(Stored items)
· · · ·
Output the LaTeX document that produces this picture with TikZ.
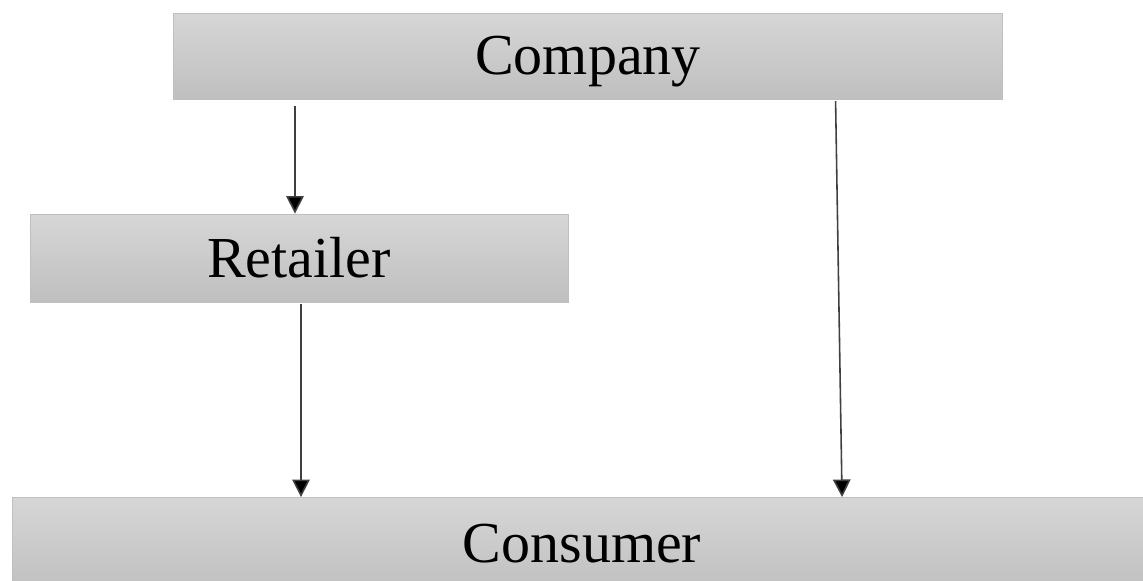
\documentclass[tikz,border=0pt]{standalone}
\usepackage{fontspec}
\setmainfont{Liberation Serif}
\usepackage{tikz}
\usetikzlibrary{arrows.meta, positioning, calc}

\begin{document}
\begin{tikzpicture}[
    x=0.02cm, y=-0.02cm,
    box/.style={draw=black!25, line width=0.5pt, rectangle, top color=black!16, bottom color=black!25, inner sep=0pt, text depth=0pt, font=\fontsize{33}{40}\selectfont},
    arrow/.style={line width=0.9pt, draw=black!75, -{Triangle[width=10pt,length=10pt,fill=black]}, >=stealth}
]
\useasboundingbox (0,0) rectangle (1143,581);
\node[box, minimum width=16.6cm, minimum height=1.72cm, text height=0.76cm] (company) at (588,56) {Company};
\node[box, minimum width=10.76cm, minimum height=1.76cm, text height=0.8cm] (retailer) at (299,258) {Retailer};
\node[box, minimum width=22.8cm, minimum height=1.9cm, text height=0.68cm] (consumer) at (582,545) {Consumer};
\draw[arrow, shorten <=4pt] ([xshift=-0.08cm]company.south -| retailer.north) -- ([xshift=-0.08cm]retailer.north);
\draw[arrow, shorten <=1pt] ([xshift=0.04cm]retailer.south) -- ([xshift=0.04cm]retailer.south |- consumer.north);
\coordinate (cstart) at ($(company.south west)!0.798!(company.south east)$);
\coordinate (cend) at ($(consumer.north west)!0.728!(consumer.north east)$);
\draw[arrow, shorten <=1pt] (cstart) -- (cend);
\end{tikzpicture}
\end{document}
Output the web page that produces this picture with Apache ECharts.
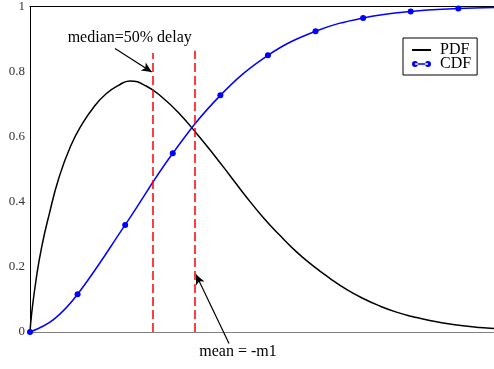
<!DOCTYPE html>
<html>
<head>
<meta charset="utf-8">
<title>PDF / CDF</title>
<script src="https://cdn.jsdelivr.net/npm/echarts@6/dist/echarts.min.js"></script>
<style>
  html, body { margin: 0; padding: 0; background: #fff; }
  #chartBox { width: 494px; height: 369px; }
</style>
</head>
<body>
<div id="chartBox"></div>
<script>
// PDF curve (x in marker steps)
var pdfX = [0, 0.035, 0.126, 0.245, 0.406, 0.6, 0.85, 1.1, 1.35, 1.6, 1.85, 2.1, 2.45, 2.8, 3.15, 3.5, 3.85, 4.2, 4.55, 4.9, 5.25, 5.6, 5.95, 6.3, 6.65, 7.0, 7.35, 7.7, 8.05, 8.4, 8.75, 9.1, 9.45, 9.75];
var pdfY = [0, 0.057, 0.159, 0.261, 0.363, 0.47, 0.57, 0.64, 0.693, 0.732, 0.757, 0.771, 0.755, 0.718, 0.669, 0.61, 0.547, 0.481, 0.414, 0.352, 0.297, 0.246, 0.203, 0.165, 0.131, 0.103, 0.08, 0.061, 0.047, 0.035, 0.026, 0.019, 0.014, 0.011];

// CDF curve, markers sit on the whole steps
var cdfX = [0, 0.5, 1, 2, 3, 4, 5, 6, 7, 8, 9, 9.75];
var cdfY = [0, 0.039, 0.116, 0.329, 0.549, 0.727, 0.85, 0.924, 0.965, 0.985, 0.994, 0.997];

// dashed markers: median and mean
var medianX = 2.585, medianTop = 0.857;
var meanX = 3.467, meanTop = 0.864;

// annotation arrows [tail, head]
var medianArrow = [[1.786, 0.871], [2.557, 0.799]];
var meanArrow = [[4.182, -0.035], [3.488, 0.177]];
var medianText = [2.095, 0.905];
var meanText = [4.371, -0.061];

var font = "'Liberation Serif', 'Times New Roman', serif";

// legend icon for CDF: line with a dot on each end
var cdfIcon =
  "path://M3,2.25 L16,2.25 L16,3.75 L3,3.75 Z" +
  " M0,3 A3,3 0 1,0 6,3 A3,3 0 1,0 0,3 Z" +
  " M13,3 A3,3 0 1,0 19,3 A3,3 0 1,0 13,3 Z";

var chart = echarts.init(document.getElementById("chartBox"));

var pdfData = pdfX.map(function (x, i) {
  return [x, pdfY[i]];
});
var cdfData = cdfX.map(function (x, i) {
  var item = { value: [x, cdfY[i]] };
  if (!Number.isInteger(x)) item.symbol = "none"; // only whole steps get a dot
  return item;
});

var option = {
  animation: false,
  textStyle: { fontFamily: font },
  grid: { left: 30, top: 5, right: 0, bottom: 37 },
  legend: {
    data: [
      { name: "PDF", itemStyle: { opacity: 0 } },
      { name: "CDF", icon: cdfIcon },
    ],
    orient: "vertical",
    left: 403,
    top: 38,
    padding: [4, 6, 3, 8],
    itemGap: -2,
    itemWidth: 19,
    itemHeight: 6,
    borderColor: "#000",
    borderWidth: 1,
    backgroundColor: "#fff",
    textStyle: { fontFamily: font, fontSize: 16, color: "#000", padding: [0, 0, 0, 4] },
  },
  xAxis: [
    {
      type: "value",
      min: 0,
      max: 9.75,
      axisLine: { lineStyle: { color: "#808080", width: 1 } },
      axisTick: { show: false },
      axisLabel: { show: false },
      splitLine: { show: false },
    },
    {
      // top frame line only
      type: "value",
      position: "top",
      min: 0,
      max: 9.75,
      axisLine: { show: true, lineStyle: { color: "#000", width: 1 } },
      axisTick: { show: false },
      axisLabel: { show: false },
      splitLine: { show: false },
    },
  ],
  yAxis: {
    type: "value",
    min: 0,
    max: 1,
    interval: 0.2,
    axisLine: { show: true, lineStyle: { color: "#000", width: 1 } },
    axisTick: { show: false },
    splitLine: { show: false },
    axisLabel: { fontFamily: font, fontSize: 13, color: "#333", margin: 5 },
  },
  series: [
    {
      name: "PDF",
      type: "line",
      data: pdfData,
      smooth: 0.5,
      showSymbol: false,
      symbol: "none",
      lineStyle: { color: "#000", width: 1.5 },
      itemStyle: { color: "#000" },
    },
    {
      name: "CDF",
      type: "line",
      data: cdfData,
      smooth: 0.4,
      symbol: "circle",
      symbolSize: 6,
      lineStyle: { color: "#0000ff", width: 1.5 },
      itemStyle: { color: "#0000ff" },
    },
    {
      // red dashed median / mean lines
      name: "marks",
      type: "line",
      data: [],
      markLine: {
        silent: true,
        symbol: ["none", "none"],
        label: { show: false },
        lineStyle: { color: "#ff0000", width: 1.5, type: [9, 4] },
        data: [
          [{ coord: [medianX, 0] }, { coord: [medianX, medianTop] }],
          [{ coord: [meanX, 0] }, { coord: [meanX, meanTop] }],
        ],
      },
    },
  ],
};

chart.setOption(option);

// arrows and their texts placed through the axes
function px(p) {
  return chart.convertToPixel({ gridIndex: 0 }, p);
}
function arrow(a) {
  var t = px(a[0]), h = px(a[1]);
  return [{ x: t[0], y: t[1] }, { x: h[0], y: h[1] }];
}
var mt = px(medianText), nt = px(meanText);

chart.setOption({
  series: [
    {},
    {},
    {},
    {
      name: "arrows",
      type: "line",
      data: [],
      markLine: {
        silent: true,
        symbol: ["none", "arrow"],
        symbolSize: [7, 10],
        label: { show: false },
        lineStyle: { color: "#000", width: 1.2, type: "solid" },
        data: [arrow(medianArrow), arrow(meanArrow)],
      },
    },
  ],
  graphic: [
    {
      type: "text",
      x: mt[0],
      y: mt[1],
      style: { text: "median=50% delay", font: "16px " + font, fill: "#000", align: "center", verticalAlign: "middle" },
    },
    {
      type: "text",
      x: nt[0],
      y: nt[1],
      style: { text: "mean = -m1", font: "16px " + font, fill: "#000", align: "center", verticalAlign: "middle" },
    },
  ],
});
</script>
</body>
</html>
· · · ·
**Exercise directions:**
Copy the records exactly. Skip the pictures.

**Task result:**
Output the LaTeX document that produces this picture with TikZ.
\documentclass[tikz,border=0pt]{standalone}
\usepackage{fontspec}
\setmainfont{Liberation Serif}
\usepackage{tikz}
\usetikzlibrary{arrows.meta, positioning, calc}

\begin{document}
\begin{tikzpicture}[
    x=0.02cm, y=-0.02cm,
    box/.style={draw=black!25, line width=0.5pt, rectangle, top color=black!16, bottom color=black!25, inner sep=0pt, text depth=0pt, font=\fontsize{33}{40}\selectfont},
    arrow/.style={line width=0.9pt, draw=black!75, -{Triangle[width=10pt,length=10pt,fill=black]}, >=stealth}
]
\useasboundingbox (0,0) rectangle (1143,581);
\node[box, minimum width=16.6cm, minimum height=1.72cm, text height=0.76cm] (company) at (588,56) {Company};
\node[box, minimum width=10.76cm, minimum height=1.76cm, text height=0.8cm] (retailer) at (299,258) {Retailer};
\node[box, minimum width=22.8cm, minimum height=1.9cm, text height=0.68cm] (consumer) at (582,545) {Consumer};
\draw[arrow, shorten <=4pt] ([xshift=-0.08cm]company.south -| retailer.north) -- ([xshift=-0.08cm]retailer.north);
\draw[arrow, shorten <=1pt] ([xshift=0.04cm]retailer.south) -- ([xshift=0.04cm]retailer.south |- consumer.north);
\coordinate (cstart) at ($(company.south west)!0.798!(company.south east)$);
\coordinate (cend) at ($(consumer.north west)!0.728!(consumer.north east)$);
\draw[arrow, shorten <=1pt] (cstart) -- (cend);
\end{tikzpicture}
\end{document}
Output the web page that produces this picture with Apache ECharts.
<!DOCTYPE html>
<html>
<head>
<meta charset="utf-8">
<title>PDF / CDF</title>
<script src="https://cdn.jsdelivr.net/npm/echarts@6/dist/echarts.min.js"></script>
<style>
  html, body { margin: 0; padding: 0; background: #fff; }
  #chartBox { width: 494px; height: 369px; }
</style>
</head>
<body>
<div id="chartBox"></div>
<script>
// PDF curve (x in marker steps)
var pdfX = [0, 0.035, 0.126, 0.245, 0.406, 0.6, 0.85, 1.1, 1.35, 1.6, 1.85, 2.1, 2.45, 2.8, 3.15, 3.5, 3.85, 4.2, 4.55, 4.9, 5.25, 5.6, 5.95, 6.3, 6.65, 7.0, 7.35, 7.7, 8.05, 8.4, 8.75, 9.1, 9.45, 9.75];
var pdfY = [0, 0.057, 0.159, 0.261, 0.363, 0.47, 0.57, 0.64, 0.693, 0.732, 0.757, 0.771, 0.755, 0.718, 0.669, 0.61, 0.547, 0.481, 0.414, 0.352, 0.297, 0.246, 0.203, 0.165, 0.131, 0.103, 0.08, 0.061, 0.047, 0.035, 0.026, 0.019, 0.014, 0.011];

// CDF curve, markers sit on the whole steps
var cdfX = [0, 0.5, 1, 2, 3, 4, 5, 6, 7, 8, 9, 9.75];
var cdfY = [0, 0.039, 0.116, 0.329, 0.549, 0.727, 0.85, 0.924, 0.965, 0.985, 0.994, 0.997];

// dashed markers: median and mean
var medianX = 2.585, medianTop = 0.857;
var meanX = 3.467, meanTop = 0.864;

// annotation arrows [tail, head]
var medianArrow = [[1.786, 0.871], [2.557, 0.799]];
var meanArrow = [[4.182, -0.035], [3.488, 0.177]];
var medianText = [2.095, 0.905];
var meanText = [4.371, -0.061];

var font = "'Liberation Serif', 'Times New Roman', serif";

// legend icon for CDF: line with a dot on each end
var cdfIcon =
  "path://M3,2.25 L16,2.25 L16,3.75 L3,3.75 Z" +
  " M0,3 A3,3 0 1,0 6,3 A3,3 0 1,0 0,3 Z" +
  " M13,3 A3,3 0 1,0 19,3 A3,3 0 1,0 13,3 Z";

var chart = echarts.init(document.getElementById("chartBox"));

var pdfData = pdfX.map(function (x, i) {
  return [x, pdfY[i]];
});
var cdfData = cdfX.map(function (x, i) {
  var item = { value: [x, cdfY[i]] };
  if (!Number.isInteger(x)) item.symbol = "none"; // only whole steps get a dot
  return item;
});

var option = {
  animation: false,
  textStyle: { fontFamily: font },
  grid: { left: 30, top: 5, right: 0, bottom: 37 },
  legend: {
    data: [
      { name: "PDF", itemStyle: { opacity: 0 } },
      { name: "CDF", icon: cdfIcon },
    ],
    orient: "vertical",
    left: 403,
    top: 38,
    padding: [4, 6, 3, 8],
    itemGap: -2,
    itemWidth: 19,
    itemHeight: 6,
    borderColor: "#000",
    borderWidth: 1,
    backgroundColor: "#fff",
    textStyle: { fontFamily: font, fontSize: 16, color: "#000", padding: [0, 0, 0, 4] },
  },
  xAxis: [
    {
      type: "value",
      min: 0,
      max: 9.75,
      axisLine: { lineStyle: { color: "#808080", width: 1 } },
      axisTick: { show: false },
      axisLabel: { show: false },
      splitLine: { show: false },
    },
    {
      // top frame line only
      type: "value",
      position: "top",
      min: 0,
      max: 9.75,
      axisLine: { show: true, lineStyle: { color: "#000", width: 1 } },
      axisTick: { show: false },
      axisLabel: { show: false },
      splitLine: { show: false },
    },
  ],
  yAxis: {
    type: "value",
    min: 0,
    max: 1,
    interval: 0.2,
    axisLine: { show: true, lineStyle: { color: "#000", width: 1 } },
    axisTick: { show: false },
    splitLine: { show: false },
    axisLabel: { fontFamily: font, fontSize: 13, color: "#333", margin: 5 },
  },
  series: [
    {
      name: "PDF",
      type: "line",
      data: pdfData,
      smooth: 0.5,
      showSymbol: false,
      symbol: "none",
      lineStyle: { color: "#000", width: 1.5 },
      itemStyle: { color: "#000" },
    },
    {
      name: "CDF",
      type: "line",
      data: cdfData,
      smooth: 0.4,
      symbol: "circle",
      symbolSize: 6,
      lineStyle: { color: "#0000ff", width: 1.5 },
      itemStyle: { color: "#0000ff" },
    },
    {
      // red dashed median / mean lines
      name: "marks",
      type: "line",
      data: [],
      markLine: {
        silent: true,
        symbol: ["none", "none"],
        label: { show: false },
        lineStyle: { color: "#ff0000", width: 1.5, type: [9, 4] },
        data: [
          [{ coord: [medianX, 0] }, { coord: [medianX, medianTop] }],
          [{ coord: [meanX, 0] }, { coord: [meanX, meanTop] }],
        ],
      },
    },
  ],
};

chart.setOption(option);

// arrows and their texts placed through the axes
function px(p) {
  return chart.convertToPixel({ gridIndex: 0 }, p);
}
function arrow(a) {
  var t = px(a[0]), h = px(a[1]);
  return [{ x: t[0], y: t[1] }, { x: h[0], y: h[1] }];
}
var mt = px(medianText), nt = px(meanText);

chart.setOption({
  series: [
    {},
    {},
    {},
    {
      name: "arrows",
      type: "line",
      data: [],
      markLine: {
        silent: true,
        symbol: ["none", "arrow"],
        symbolSize: [7, 10],
        label: { show: false },
        lineStyle: { color: "#000", width: 1.2, type: "solid" },
        data: [arrow(medianArrow), arrow(meanArrow)],
      },
    },
  ],
  graphic: [
    {
      type: "text",
      x: mt[0],
      y: mt[1],
      style: { text: "median=50% delay", font: "16px " + font, fill: "#000", align: "center", verticalAlign: "middle" },
    },
    {
      type: "text",
      x: nt[0],
      y: nt[1],
      style: { text: "mean = -m1", font: "16px " + font, fill: "#000", align: "center", verticalAlign: "middle" },
    },
  ],
});
</script>
</body>
</html>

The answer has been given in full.